Write each line of the material exactly as given, from the top through the line that contains "const momentumDy = [-1.05, -1.08];", and omit all pictures.
* * * * * * *
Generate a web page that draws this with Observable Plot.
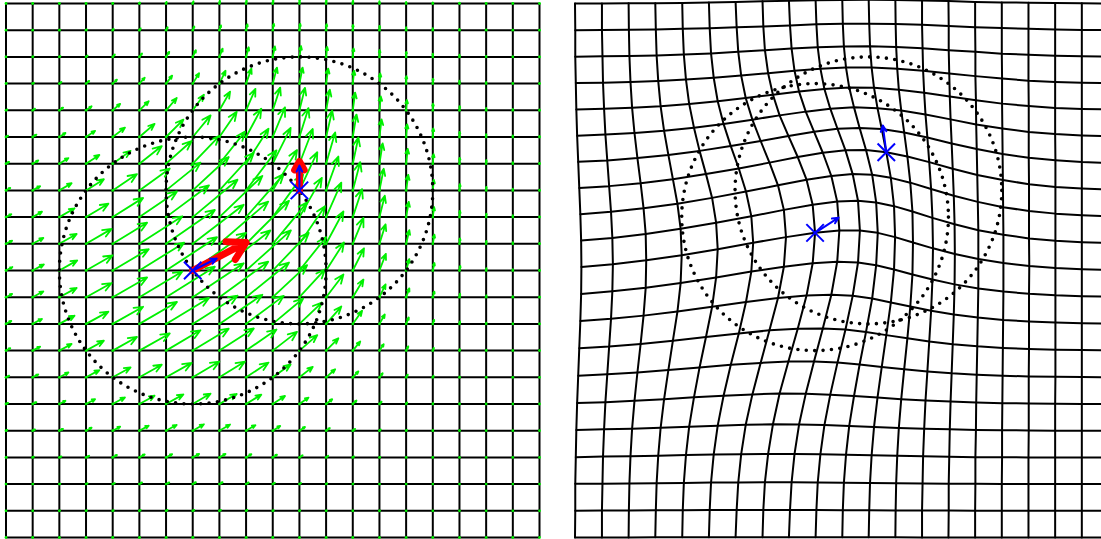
<!DOCTYPE html>
<html><head><meta charset="utf-8">
<script src="https://cdn.jsdelivr.net/npm/d3@7"></script>
<script src="https://cdn.jsdelivr.net/npm/@observablehq/plot@0.6"></script>
<style>
html,body{margin:0;padding:0;background:#fff;overflow:hidden;width:1101px;height:539px;position:relative;}
.panel{position:absolute;top:0;width:544px;height:539px;}
.panel svg{max-width:none !important;}
#left{left:0;} #right{left:568.8px;}
</style></head><body>
<div id="left" class="panel"></div><div id="right" class="panel"></div>
<script>
// Grid node indices (21 x 21 nodes, 20 x 20 cells)
const gridIndex = [0,1,2,3,4,5,6,7,8,9,10,11,12,13,14,15,16,17,18,19,20];

// Control points (grid units) and their red momentum arrows
const controlX = [7, 11];
const controlY = [10, 7];
const momentumDx = [2.0, 0.0];
const momentumDy = [-1.05, -1.08];

// Blue arrows at control points (left: original, right: deformed)
const blueLeftDx = [0.9, 0.0];
const blueLeftDy = [-0.45, -0.93];
const blueRightDx = [0.88, -0.13];
const blueRightDy = [-0.57, -1.0];

// Dotted circles (grid units)
const circleLeftX = [7, 11], circleLeftY = [10, 7];
const circleRightX = [9, 11], circleRightY = [8, 7];
const circleRadius = 5;

// Displacement of every grid node (green arrows / deformed grid),
// in hundredths of a grid cell. Rows j = 0..20 (top to bottom), columns i = 0..20.
const shiftRight = [
[0,1,1,1,2,2,2,3,2,2,2,1,1,1,0,0,0,0,0,0,0],
[1,1,2,3,4,5,6,6,6,5,4,3,2,1,1,0,0,0,0,0,0],
[1,3,4,6,8,10,12,12,12,10,8,6,4,3,1,1,0,0,0,0,0],
[3,5,8,12,16,20,23,24,23,20,16,12,8,5,3,1,1,0,0,0,0],
[5,9,14,21,28,35,40,42,40,35,28,21,14,9,5,3,1,1,0,0,0],
[8,14,23,34,46,57,65,67,65,57,46,34,23,14,8,4,2,1,0,0,0],
[12,21,34,50,67,84,96,100,96,84,67,50,34,21,12,6,3,1,1,0,0],
[16,28,46,67,91,114,129,135,129,114,91,67,46,28,16,8,4,2,1,0,0],
[20,35,57,84,114,141,161,168,161,141,114,84,57,35,20,10,5,2,1,0,0],
[23,40,65,96,129,161,183,191,183,161,129,96,65,40,23,12,6,2,1,0,0],
[24,42,67,100,135,168,191,200,191,168,135,100,67,42,24,12,6,3,1,0,0],
[23,40,65,96,129,161,183,191,183,161,129,96,65,40,23,12,6,2,1,0,0],
[20,35,57,84,114,141,161,168,161,141,114,84,57,35,20,10,5,2,1,0,0],
[16,28,46,67,91,114,129,135,129,114,91,67,46,28,16,8,4,2,1,0,0],
[12,21,34,50,67,84,96,100,96,84,67,50,34,21,12,6,3,1,1,0,0],
[8,14,23,34,46,57,65,67,65,57,46,34,23,14,8,4,2,1,0,0,0],
[5,9,14,21,28,35,40,42,40,35,28,21,14,9,5,3,1,1,0,0,0],
[3,5,8,12,16,20,23,24,23,20,16,12,8,5,3,1,1,0,0,0,0],
[1,3,4,6,8,10,12,12,12,10,8,6,4,3,1,1,0,0,0,0,0],
[1,1,2,3,4,5,6,6,6,5,4,3,2,1,1,0,0,0,0,0,0],
[0,1,1,1,2,2,2,3,2,2,2,1,1,1,0,0,0,0,0,0,0]
];
const shiftUp = [
[0,0,1,1,2,4,6,8,10,12,13,14,13,11,9,6,4,3,2,1,0],
[0,1,2,3,5,7,11,14,18,22,24,24,23,20,16,11,8,5,3,1,1],
[1,2,3,5,9,13,19,25,31,36,39,40,37,32,25,19,12,8,4,2,1],
[2,3,6,10,15,22,30,39,48,56,60,60,56,48,38,28,19,11,6,3,2],
[3,6,10,15,24,34,46,58,70,80,85,84,77,66,52,38,25,16,9,5,3],
[5,9,15,23,35,49,65,81,95,106,111,108,99,84,66,47,32,19,11,6,3],
[7,12,21,33,48,66,85,104,120,131,134,130,117,98,76,55,36,22,13,6,3],
[9,16,27,42,61,82,104,125,141,150,151,143,127,106,81,58,39,23,13,7,3],
[11,20,33,50,72,96,119,140,154,161,159,147,129,105,80,57,37,23,13,7,3],
[12,22,37,56,79,103,127,146,158,161,155,141,121,97,73,51,34,20,11,6,3],
[13,23,38,57,80,104,125,141,150,150,141,125,105,83,62,43,28,17,9,5,2],
[12,22,35,53,74,96,114,127,133,130,120,104,85,66,48,33,21,13,7,4,2],
[11,19,31,46,64,82,97,106,109,105,95,80,65,49,35,24,15,9,5,2,1],
[9,15,25,37,51,64,76,82,83,79,70,58,46,34,24,16,10,6,3,2,1],
[6,11,18,27,37,47,54,59,59,55,48,39,30,22,15,10,6,3,2,1,0],
[4,7,12,18,25,31,36,39,38,35,30,24,18,13,9,6,3,2,1,0,0],
[3,5,7,11,15,19,22,24,23,21,18,14,10,7,5,3,2,1,0,0,0],
[1,3,4,6,9,11,12,13,13,12,10,8,6,4,2,1,1,0,0,0,0],
[1,1,2,3,4,6,6,7,7,6,5,4,3,2,1,1,0,0,0,0,0],
[0,1,1,2,2,3,3,3,3,3,2,2,1,1,1,0,0,0,0,0,0],
[0,0,0,1,1,1,1,1,1,1,1,1,1,0,0,0,0,0,0,0,0]
];

// ---- build tables for the marks ----
const nodes = [];
for (const j of gridIndex) for (const i of gridIndex) {
  nodes.push({i, j, vx: shiftRight[j][i] / 100, vy: -shiftUp[j][i] / 100});
}
const node = (i, j) => nodes[j * 21 + i];
function circlePts(cx, cy) {
  const pts = [];
  cx.forEach((c, k) => { for (let t = 0; t <= 360; t += 2) pts.push({k, x: c + circleRadius * Math.cos(t * Math.PI / 180), y: cy[k] + circleRadius * Math.sin(t * Math.PI / 180)}); });
  return pts;
}
const cps = controlX.map((x, k) => ({x, y: controlY[k], k}));
const cpsR = cps.map(d => { const n = node(d.x, d.y); return {x: d.x + n.vx, y: d.y + n.vy, k: d.k}; });

const common = {width: 544, height: 539, marginLeft: 5.5, marginRight: 5, marginTop: 3, marginBottom: 2,
  x: {domain: [0, 20], axis: null}, y: {domain: [0, 20], reverse: true, axis: null},
  style: {background: "transparent", overflow: "visible", maxWidth: "none"}};
const green = "#00f000";
const dotted = {stroke: "#000", strokeWidth: 3.6, strokeDasharray: "0,8.4", strokeLinecap: "round"};

const left = Plot.plot({...common, marks: [
  Plot.ruleX(gridIndex, {x: d => d, y1: 0, y2: 20, stroke: "#000", strokeWidth: 2}),
  Plot.ruleY(gridIndex, {y: d => d, x1: 0, x2: 20, stroke: "#000", strokeWidth: 2}),
  Plot.arrow(nodes, {x1: "i", y1: "j", x2: d => d.i + d.vx, y2: d => d.j + d.vy, stroke: green, strokeWidth: 1.8, headAngle: 45, headLength: 8}),
  Plot.dot(nodes, {x: "i", y: "j", r: 1.4, fill: green}),
  Plot.line(circlePts(circleLeftX, circleLeftY), {x: "x", y: "y", z: "k", ...dotted}),
  Plot.arrow(cps, {x1: "x", y1: "y", x2: d => d.x + momentumDx[d.k], y2: d => d.y + momentumDy[d.k], stroke: "#ff0000", strokeWidth: 7, headAngle: 60, headLength: 7}),
  Plot.arrow(cps, {x1: "x", y1: "y", x2: d => d.x + blueLeftDx[d.k], y2: d => d.y + blueLeftDy[d.k], stroke: "#0000ff", strokeWidth: 2, headAngle: 50, headLength: 5}),
  Plot.dot(cps, {x: "x", y: "y", symbol: "times", r: 8, stroke: "#0000ff", strokeWidth: 2})
]});

const lines = [];
for (const i of gridIndex) for (const j of gridIndex) { const n = node(i, j); lines.push({z: "v" + i, x: i + n.vx, y: j + n.vy}); }
for (const j of gridIndex) for (const i of gridIndex) { const n = node(i, j); lines.push({z: "h" + j, x: i + n.vx, y: j + n.vy}); }
const right = Plot.plot({...common, marks: [
  Plot.line(lines, {x: "x", y: "y", z: "z", stroke: "#000", strokeWidth: 2}),
  Plot.line(circlePts(circleRightX, circleRightY), {x: "x", y: "y", z: "k", ...dotted}),
  Plot.arrow(cpsR, {x1: "x", y1: "y", x2: d => d.x + blueRightDx[d.k], y2: d => d.y + blueRightDy[d.k], stroke: "#0000ff", strokeWidth: 2, headAngle: 50, headLength: 5}),
  Plot.dot(cpsR, {x: "x", y: "y", symbol: "times", r: 8, stroke: "#0000ff", strokeWidth: 2})
]});
document.getElementById("left").appendChild(left);
document.getElementById("right").appendChild(right);
</script></body></html>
* * * * * * *
■ Exercise solution:
Generate a web page that draws this with Observable Plot.
<!DOCTYPE html>
<html><head><meta charset="utf-8">
<script src="https://cdn.jsdelivr.net/npm/d3@7"></script>
<script src="https://cdn.jsdelivr.net/npm/@observablehq/plot@0.6"></script>
<style>
html,body{margin:0;padding:0;background:#fff;overflow:hidden;width:1101px;height:539px;position:relative;}
.panel{position:absolute;top:0;width:544px;height:539px;}
.panel svg{max-width:none !important;}
#left{left:0;} #right{left:568.8px;}
</style></head><body>
<div id="left" class="panel"></div><div id="right" class="panel"></div>
<script>
// Grid node indices (21 x 21 nodes, 20 x 20 cells)
const gridIndex = [0,1,2,3,4,5,6,7,8,9,10,11,12,13,14,15,16,17,18,19,20];

// Control points (grid units) and their red momentum arrows
const controlX = [7, 11];
const controlY = [10, 7];
const momentumDx = [2.0, 0.0];
const momentumDy = [-1.05, -1.08];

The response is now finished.